More than 10,000 of the company’s 65,000 nationwide employees are based in the Louisville metro area, where Humana maintains its headquarters, the company said last fall.

The move to jettison the business is not surprising.

Commercial insurance has been a diminished focus for years for Humana, which makes most of its money offering Medicare Advantage plans to seniors.

Humana is the second-biggest player in Medicare Advantage and has an increasing presence in Medicaid, the state-based program for the poor. It also covers military personnel through federal contracts.

It hopes to complement the government-backed insurance businesses by building up its own healthcare services segment called CenterWell, which operates primary care clinics and sends healthcare providers to members' homes.

As for Humana’s “sub-scale” commercial business, it could fetch $1.5 billion in a sale, Deutsche Bank analysts wrote in October.

Humana declined to say whether the company plans to sell the business or to simply discontinue it.

“At this time, we have only said we are exiting the business,” Taylor said.

The move follows Humana’s decision in 2017 to stop participating in the individual commercial market covering people through the Obamacare health exchanges.

Humana will now shed its group commercial plans, including employer-sponsored plans; large organizations that self-insure but pay Humana to administer their plans; and plans offered to federal employees.

Humana covered 986,400 people through those businesses in 2022, about 6% of its total medical members. The businesses accounted for about 4% of Humana’s $88.5 billion in premium and services revenue in 2022, according to the company’s 2022 annual report.

Made with Flourish

Biggest impact in Kentucky

Humana’s exit from the market will be felt perhaps most in the company’s own backyard.

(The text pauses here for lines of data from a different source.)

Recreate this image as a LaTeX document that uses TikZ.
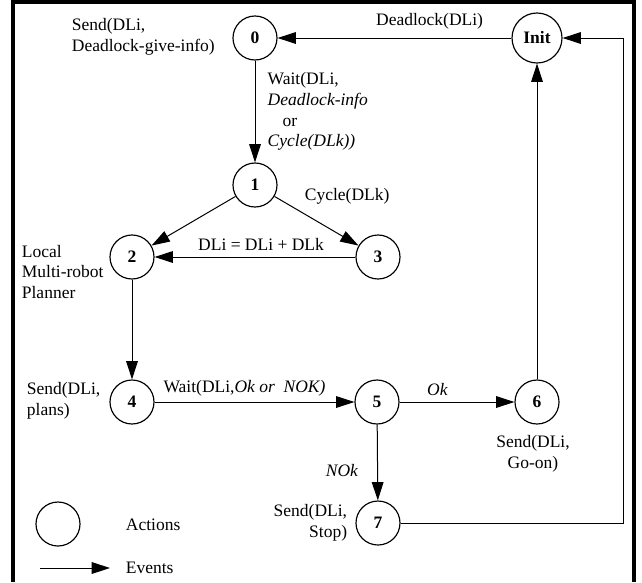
\documentclass[tikz,border=0pt]{standalone}
\usepackage{fontspec}
\setmainfont{Liberation Serif}
\usetikzlibrary{arrows.meta}
\begin{document}
\begin{tikzpicture}[x=0.6pt,y=-0.6pt,
    font=\fontsize{10.5}{12.5}\selectfont,
    act/.style={draw,circle,line width=0.7pt,minimum size=26.4pt,inner sep=0pt,
      font=\fontsize{10.5}{12.5}\selectfont\bfseries},
    ev/.style={-{Triangle[length=11pt,width=7pt]},line width=0.6pt}]
  \useasboundingbox (0,0) rectangle (642,582);
  % frame
  \draw[line width=2.4pt] (13,582) -- (13,2) -- (634,2) -- (634,582);
  % states
  \draw
    (255,38) node[act] (n0) {0}
    (537,38) node[act,minimum size=30pt] (init) {Init}
    (255,185) node[act] (n1) {1}
    (132,257) node[act] (n2) {2}
    (378,257) node[act] (n3) {3}
    (132,402) node[act] (n4) {4}
    (377,402) node[act] (n5) {5}
    (537,402) node[act] (n6) {6}
    (378,523) node[act] (n7) {7};
  \coordinate (rt) at (623,38);
  % actions
  \node[anchor=west,align=left] (s0) at (66,37) {Send(DLi,\\Deadlock-give-info)};
  \node[anchor=west,align=left] (s2) at (16,272) {Local\\Multi-robot\\Planner};
  \node[anchor=west,align=left] (s4) at (21,401) {Send(DLi,\\plans)};
  \node[align=center] (s6) at (533,454) {Send(DLi,\\Go-on)};
  \node[anchor=east,align=right] (s7) at (353,523) {Send(DLi,\\Stop)};
  % legend
  \node[act] (lgact) at (58,524) {};
  \node[anchor=west] (lbact) at (120,525) {Actions};
  \coordinate (evs) at (40,568);
  \coordinate (eve) at (110,568);
  \node[anchor=west] (lbev) at (120,568) {Events};
  % events
  \begin{scope}[ev]
    \draw (init) -- (n0) node[pos=0.35,above=1.5pt] {Deadlock(DLi)};
    \draw (n0) -- (n1) node[pos=0.5,right=4pt,align=left]
      {Wait(DLi,\\\textit{Deadlock-info}\\\hspace*{9pt}or\\\textit{Cycle(DLk))}};
    \draw (n1) -- (n2);
    \draw (n1) -- (n3) node[pos=0.29,anchor=south west] {Cycle(DLk)};
    \draw (n3) -- (n2) node[pos=0.47,above] {DLi = DLi + DLk};
    \draw (n2) -- (n4);
    \draw (n4) -- (n5) node[pos=0.45,above] {Wait(DLi,\textit{Ok or\ \ NOK)}};
    \draw (n5) -- (n6) node[pos=0.33,above] {\textit{Ok}};
    \draw (n5) -- (n7) node[pos=0.6,left=8pt] {\textit{NOk}};
    \draw (n6) -- (init);
    \draw (n7) -| (rt) -- (init);
    \draw (evs) -- (eve);
  \end{scope}
\end{tikzpicture}
\end{document}
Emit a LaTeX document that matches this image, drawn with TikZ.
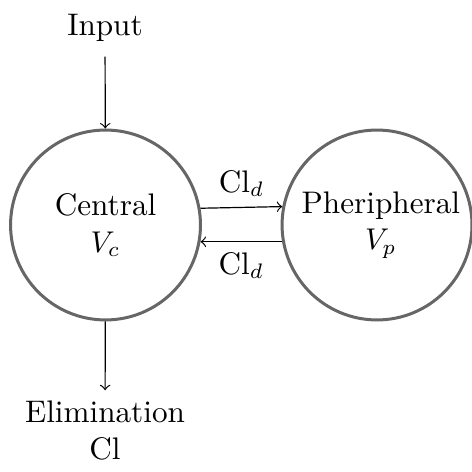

Humana has more members in Kentucky — 219,500 as of Dec. 31 — than any of the other 12 states in which it provides commercial group insurance and services to self-insured groups, according to WDRB’s analysis of company figures.

For Louisville-area employers, the big players in health insurance are Anthem Blue Cross-Blue Shield, United Healthcare and Humana, said Ben Byrne, president of Byrne Insurance Group.

As with any business, less competition usually isn’t good news for customers, he said.

“Anytime there are carriers pulling out, it creates uncertainty,” he said.

Byrne’s agency helps about 300 employers, most of whom are based in Kentucky, obtain health coverage annually.

The move is even more unfortunate because Humana is known for helping local employers control their healthcare spending and put a damper on ever-rising costs, Byrne said.

The company’s “Go365” wellness program — which incentivizes employees to get biometric screenings, exercise and eat healthier — saved employers money, he said.

“They have always been on the cutting edge,” he said.